Challenge: Print the material below exactly as it stands, please, from its first line to the line holding "Ministerio de Energia", with no pictures.

+++ The data

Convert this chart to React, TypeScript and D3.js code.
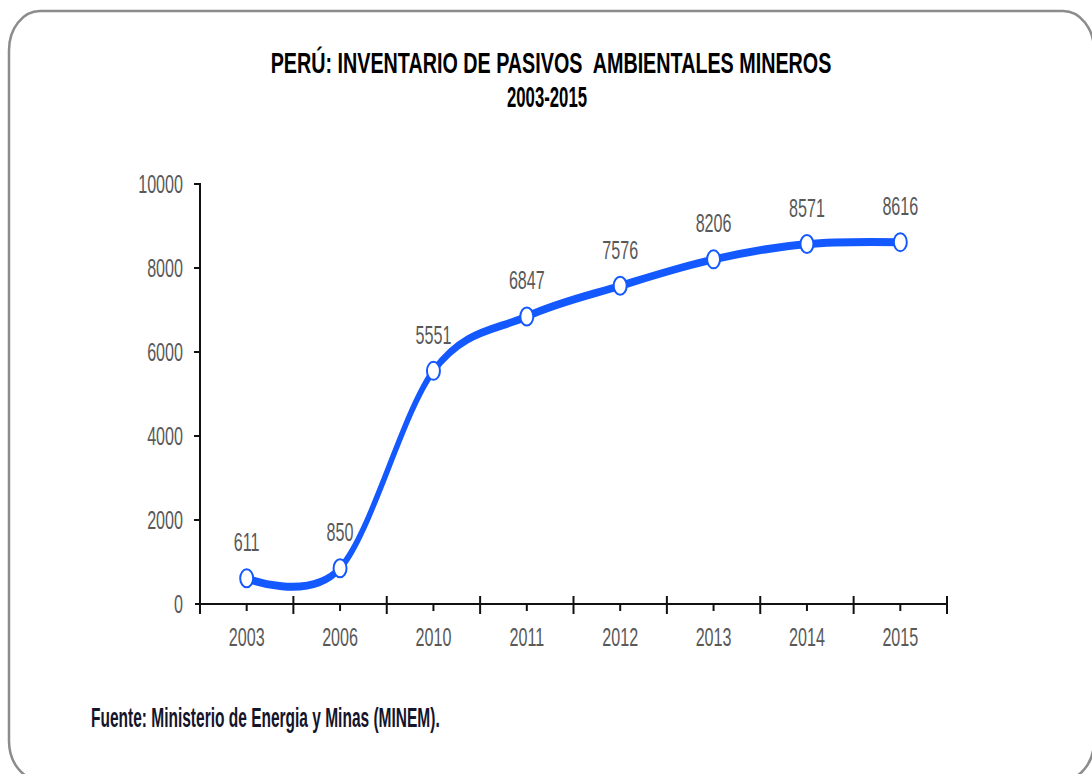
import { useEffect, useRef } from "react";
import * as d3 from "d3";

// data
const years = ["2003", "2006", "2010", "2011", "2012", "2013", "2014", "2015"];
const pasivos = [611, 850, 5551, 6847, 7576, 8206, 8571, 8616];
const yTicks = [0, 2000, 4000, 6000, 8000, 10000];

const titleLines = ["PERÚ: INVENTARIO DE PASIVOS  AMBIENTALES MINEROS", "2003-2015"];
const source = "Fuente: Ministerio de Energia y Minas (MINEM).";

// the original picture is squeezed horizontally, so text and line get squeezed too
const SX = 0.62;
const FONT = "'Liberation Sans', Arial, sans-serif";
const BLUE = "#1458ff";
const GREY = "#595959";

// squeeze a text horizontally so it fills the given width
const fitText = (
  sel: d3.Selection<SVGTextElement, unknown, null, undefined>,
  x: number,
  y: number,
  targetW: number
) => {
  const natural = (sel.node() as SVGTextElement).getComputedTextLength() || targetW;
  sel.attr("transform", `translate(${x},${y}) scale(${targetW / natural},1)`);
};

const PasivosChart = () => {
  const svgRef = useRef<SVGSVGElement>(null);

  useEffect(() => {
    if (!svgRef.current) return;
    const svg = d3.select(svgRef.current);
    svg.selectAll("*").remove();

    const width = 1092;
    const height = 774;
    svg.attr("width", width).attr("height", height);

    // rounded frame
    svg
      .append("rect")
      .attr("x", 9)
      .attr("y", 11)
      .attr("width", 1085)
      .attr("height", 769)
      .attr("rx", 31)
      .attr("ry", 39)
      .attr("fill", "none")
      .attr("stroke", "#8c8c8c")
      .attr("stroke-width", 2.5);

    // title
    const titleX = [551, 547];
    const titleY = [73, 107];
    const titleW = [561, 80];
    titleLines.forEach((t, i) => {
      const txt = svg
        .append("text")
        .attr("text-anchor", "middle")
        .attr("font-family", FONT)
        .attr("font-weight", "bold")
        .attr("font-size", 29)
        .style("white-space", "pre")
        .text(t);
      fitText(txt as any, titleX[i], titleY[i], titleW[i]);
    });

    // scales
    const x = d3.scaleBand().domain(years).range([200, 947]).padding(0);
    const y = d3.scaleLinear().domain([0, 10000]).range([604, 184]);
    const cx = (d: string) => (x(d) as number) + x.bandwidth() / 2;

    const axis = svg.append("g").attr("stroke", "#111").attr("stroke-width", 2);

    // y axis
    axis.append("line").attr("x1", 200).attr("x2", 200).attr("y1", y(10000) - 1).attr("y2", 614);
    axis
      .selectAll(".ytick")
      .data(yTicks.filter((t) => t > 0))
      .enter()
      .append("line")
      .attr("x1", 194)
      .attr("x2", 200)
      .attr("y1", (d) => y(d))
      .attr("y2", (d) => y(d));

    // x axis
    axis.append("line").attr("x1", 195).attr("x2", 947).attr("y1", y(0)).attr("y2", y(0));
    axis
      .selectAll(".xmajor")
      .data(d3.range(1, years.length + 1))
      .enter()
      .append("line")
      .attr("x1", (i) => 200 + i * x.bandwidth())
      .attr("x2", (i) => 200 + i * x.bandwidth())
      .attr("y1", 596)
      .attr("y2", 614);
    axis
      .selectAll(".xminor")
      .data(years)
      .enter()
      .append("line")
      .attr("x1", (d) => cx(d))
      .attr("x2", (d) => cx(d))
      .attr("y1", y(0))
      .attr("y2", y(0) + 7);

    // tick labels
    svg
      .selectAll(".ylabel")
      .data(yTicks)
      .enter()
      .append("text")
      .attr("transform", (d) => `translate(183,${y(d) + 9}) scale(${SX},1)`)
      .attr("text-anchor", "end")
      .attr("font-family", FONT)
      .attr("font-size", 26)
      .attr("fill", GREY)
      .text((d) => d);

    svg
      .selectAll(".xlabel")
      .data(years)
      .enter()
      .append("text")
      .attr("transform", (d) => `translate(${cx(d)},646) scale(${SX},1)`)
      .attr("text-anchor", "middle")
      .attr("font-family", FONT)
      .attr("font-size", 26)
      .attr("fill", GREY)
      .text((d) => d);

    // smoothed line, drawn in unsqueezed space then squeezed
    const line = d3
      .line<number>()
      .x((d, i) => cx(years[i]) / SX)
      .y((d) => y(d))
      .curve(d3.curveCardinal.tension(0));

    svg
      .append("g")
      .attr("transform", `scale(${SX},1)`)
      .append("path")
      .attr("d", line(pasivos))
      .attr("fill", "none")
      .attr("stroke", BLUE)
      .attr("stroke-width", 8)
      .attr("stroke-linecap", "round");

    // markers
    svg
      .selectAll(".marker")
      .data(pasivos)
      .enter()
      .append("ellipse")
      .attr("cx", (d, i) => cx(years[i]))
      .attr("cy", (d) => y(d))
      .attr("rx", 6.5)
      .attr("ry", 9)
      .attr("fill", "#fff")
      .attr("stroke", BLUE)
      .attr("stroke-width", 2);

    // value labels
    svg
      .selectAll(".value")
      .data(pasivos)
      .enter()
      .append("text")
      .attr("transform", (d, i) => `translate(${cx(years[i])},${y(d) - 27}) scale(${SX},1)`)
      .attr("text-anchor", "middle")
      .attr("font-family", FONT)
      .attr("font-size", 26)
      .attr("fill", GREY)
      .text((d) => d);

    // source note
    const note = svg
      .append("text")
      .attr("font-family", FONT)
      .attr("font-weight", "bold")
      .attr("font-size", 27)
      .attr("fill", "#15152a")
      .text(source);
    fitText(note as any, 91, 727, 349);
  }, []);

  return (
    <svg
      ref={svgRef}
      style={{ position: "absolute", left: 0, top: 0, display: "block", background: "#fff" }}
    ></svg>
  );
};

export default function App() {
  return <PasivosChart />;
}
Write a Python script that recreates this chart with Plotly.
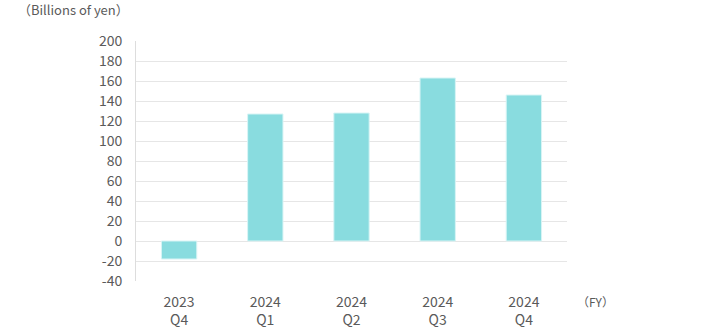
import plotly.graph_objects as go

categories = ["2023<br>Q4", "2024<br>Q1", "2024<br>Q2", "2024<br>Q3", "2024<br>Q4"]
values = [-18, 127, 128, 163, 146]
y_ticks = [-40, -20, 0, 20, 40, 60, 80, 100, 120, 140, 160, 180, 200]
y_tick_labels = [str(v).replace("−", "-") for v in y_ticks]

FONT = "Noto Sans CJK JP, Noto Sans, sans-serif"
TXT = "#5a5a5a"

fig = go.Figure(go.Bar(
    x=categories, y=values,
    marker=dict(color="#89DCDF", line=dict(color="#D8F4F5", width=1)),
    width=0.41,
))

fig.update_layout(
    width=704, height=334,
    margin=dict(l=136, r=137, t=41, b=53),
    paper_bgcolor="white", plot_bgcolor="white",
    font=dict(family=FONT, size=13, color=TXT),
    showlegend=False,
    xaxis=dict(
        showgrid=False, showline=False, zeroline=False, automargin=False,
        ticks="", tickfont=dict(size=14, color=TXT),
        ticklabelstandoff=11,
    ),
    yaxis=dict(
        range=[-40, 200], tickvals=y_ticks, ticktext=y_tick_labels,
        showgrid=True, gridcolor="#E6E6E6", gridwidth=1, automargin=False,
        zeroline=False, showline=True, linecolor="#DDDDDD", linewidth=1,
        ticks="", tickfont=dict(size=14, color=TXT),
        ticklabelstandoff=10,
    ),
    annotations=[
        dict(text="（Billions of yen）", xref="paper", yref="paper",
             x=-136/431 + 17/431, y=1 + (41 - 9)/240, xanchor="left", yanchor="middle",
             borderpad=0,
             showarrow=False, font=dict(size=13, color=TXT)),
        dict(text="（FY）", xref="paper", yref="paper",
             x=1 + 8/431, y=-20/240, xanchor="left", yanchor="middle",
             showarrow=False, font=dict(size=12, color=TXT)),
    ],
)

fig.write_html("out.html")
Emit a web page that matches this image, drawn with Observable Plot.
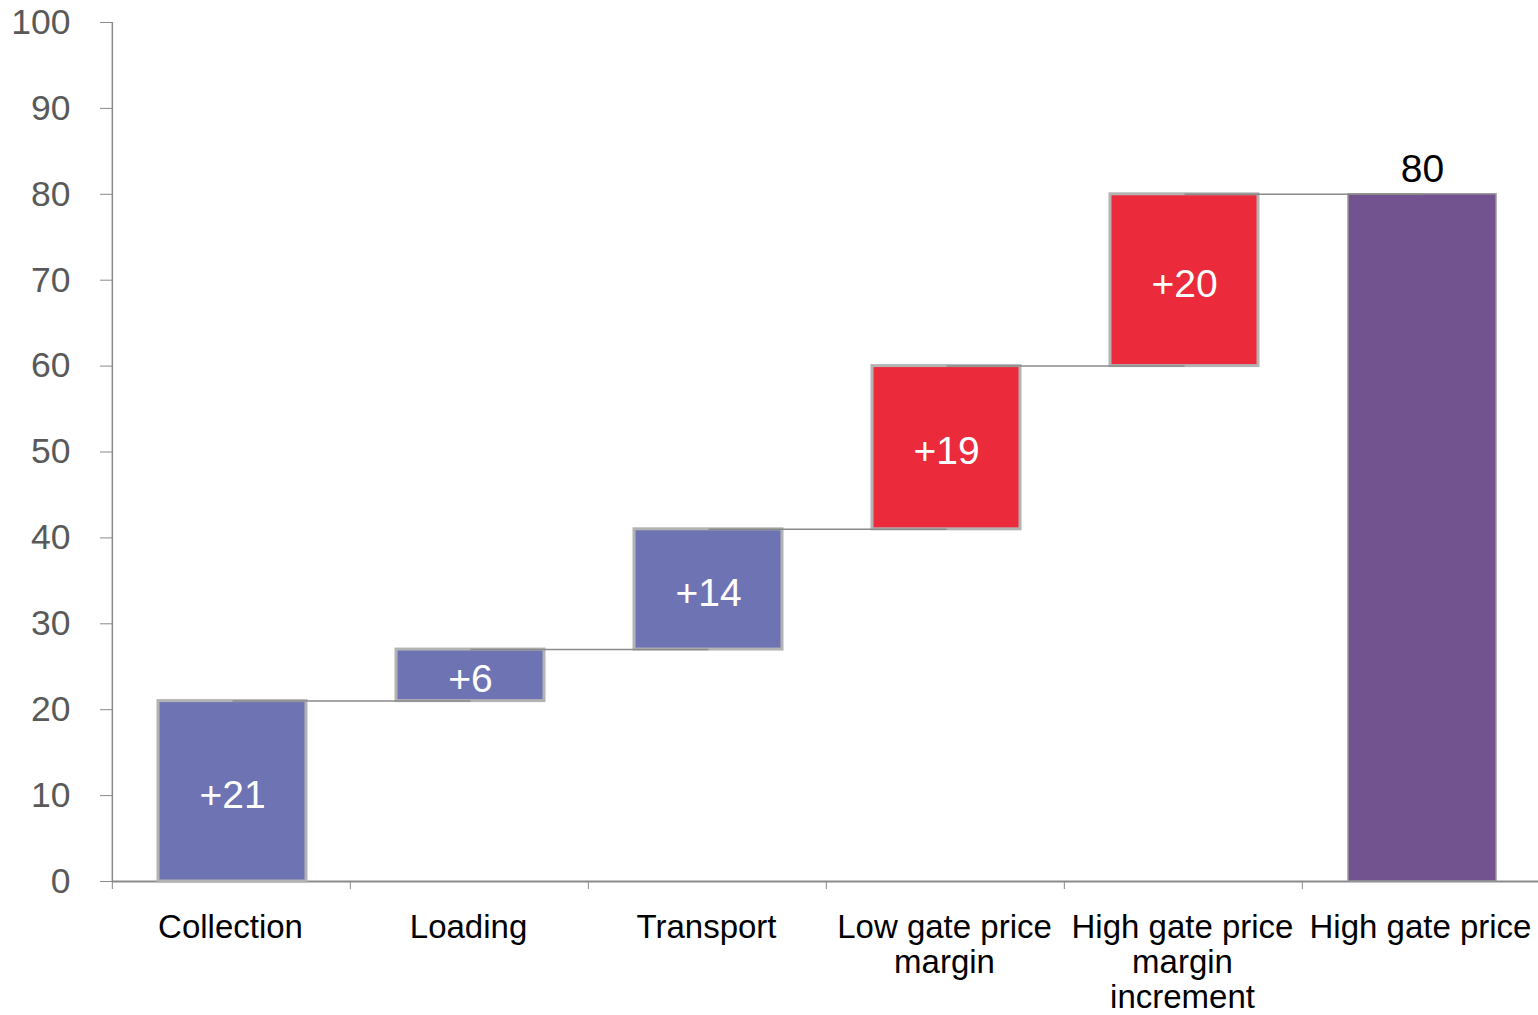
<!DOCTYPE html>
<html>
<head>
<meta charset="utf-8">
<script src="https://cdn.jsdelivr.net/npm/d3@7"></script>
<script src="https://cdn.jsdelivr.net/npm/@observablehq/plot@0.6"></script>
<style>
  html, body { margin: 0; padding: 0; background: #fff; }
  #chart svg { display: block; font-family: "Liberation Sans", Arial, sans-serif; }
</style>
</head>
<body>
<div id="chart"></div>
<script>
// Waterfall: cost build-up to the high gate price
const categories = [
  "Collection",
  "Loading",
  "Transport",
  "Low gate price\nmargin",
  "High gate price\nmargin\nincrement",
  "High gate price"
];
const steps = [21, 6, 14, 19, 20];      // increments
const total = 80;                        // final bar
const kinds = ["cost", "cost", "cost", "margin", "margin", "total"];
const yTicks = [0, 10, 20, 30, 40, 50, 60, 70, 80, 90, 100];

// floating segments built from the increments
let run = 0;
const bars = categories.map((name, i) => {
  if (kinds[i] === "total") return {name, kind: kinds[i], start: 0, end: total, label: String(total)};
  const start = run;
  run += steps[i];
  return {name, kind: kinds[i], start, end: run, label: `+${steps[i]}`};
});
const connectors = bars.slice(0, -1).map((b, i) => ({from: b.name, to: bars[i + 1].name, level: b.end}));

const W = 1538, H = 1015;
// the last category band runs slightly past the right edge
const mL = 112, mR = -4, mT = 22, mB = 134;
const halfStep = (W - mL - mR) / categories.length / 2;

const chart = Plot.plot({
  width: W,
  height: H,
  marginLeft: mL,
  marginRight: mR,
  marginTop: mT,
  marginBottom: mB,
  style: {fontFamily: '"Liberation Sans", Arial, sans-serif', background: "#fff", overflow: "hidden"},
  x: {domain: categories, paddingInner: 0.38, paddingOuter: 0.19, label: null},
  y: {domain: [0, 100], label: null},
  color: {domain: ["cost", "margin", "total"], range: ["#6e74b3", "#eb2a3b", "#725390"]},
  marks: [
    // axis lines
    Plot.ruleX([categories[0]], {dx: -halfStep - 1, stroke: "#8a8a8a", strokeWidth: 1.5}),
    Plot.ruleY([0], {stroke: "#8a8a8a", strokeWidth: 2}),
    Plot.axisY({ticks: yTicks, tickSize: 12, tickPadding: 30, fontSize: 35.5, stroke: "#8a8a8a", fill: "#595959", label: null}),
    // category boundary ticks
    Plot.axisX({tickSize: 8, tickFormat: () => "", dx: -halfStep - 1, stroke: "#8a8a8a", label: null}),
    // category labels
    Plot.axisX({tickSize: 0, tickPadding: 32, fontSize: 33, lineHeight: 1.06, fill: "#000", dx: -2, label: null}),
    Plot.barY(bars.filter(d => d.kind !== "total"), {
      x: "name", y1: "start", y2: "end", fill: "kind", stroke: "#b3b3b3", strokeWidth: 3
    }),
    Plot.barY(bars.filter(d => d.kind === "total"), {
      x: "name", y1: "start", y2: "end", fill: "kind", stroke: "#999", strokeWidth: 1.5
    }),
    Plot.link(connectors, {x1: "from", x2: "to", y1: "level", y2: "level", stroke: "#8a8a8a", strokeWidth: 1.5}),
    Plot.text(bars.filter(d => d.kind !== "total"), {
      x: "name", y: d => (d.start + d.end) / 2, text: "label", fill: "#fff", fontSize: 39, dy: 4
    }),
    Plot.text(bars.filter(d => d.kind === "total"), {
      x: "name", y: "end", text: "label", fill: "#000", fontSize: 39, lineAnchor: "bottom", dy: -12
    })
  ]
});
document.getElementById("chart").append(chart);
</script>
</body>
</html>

++++++

Problem solution:
Convert this chart to React, TypeScript and D3.js code.
import { useEffect, useRef } from "react";
import * as d3 from "d3";

// data
const years = ["2003", "2006", "2010", "2011", "2012", "2013", "2014", "2015"];
const pasivos = [611, 850, 5551, 6847, 7576, 8206, 8571, 8616];
const yTicks = [0, 2000, 4000, 6000, 8000, 10000];

const titleLines = ["PERÚ: INVENTARIO DE PASIVOS  AMBIENTALES MINEROS", "2003-2015"];
const source = "Fuente: Ministerio de Energia y Minas (MINEM).";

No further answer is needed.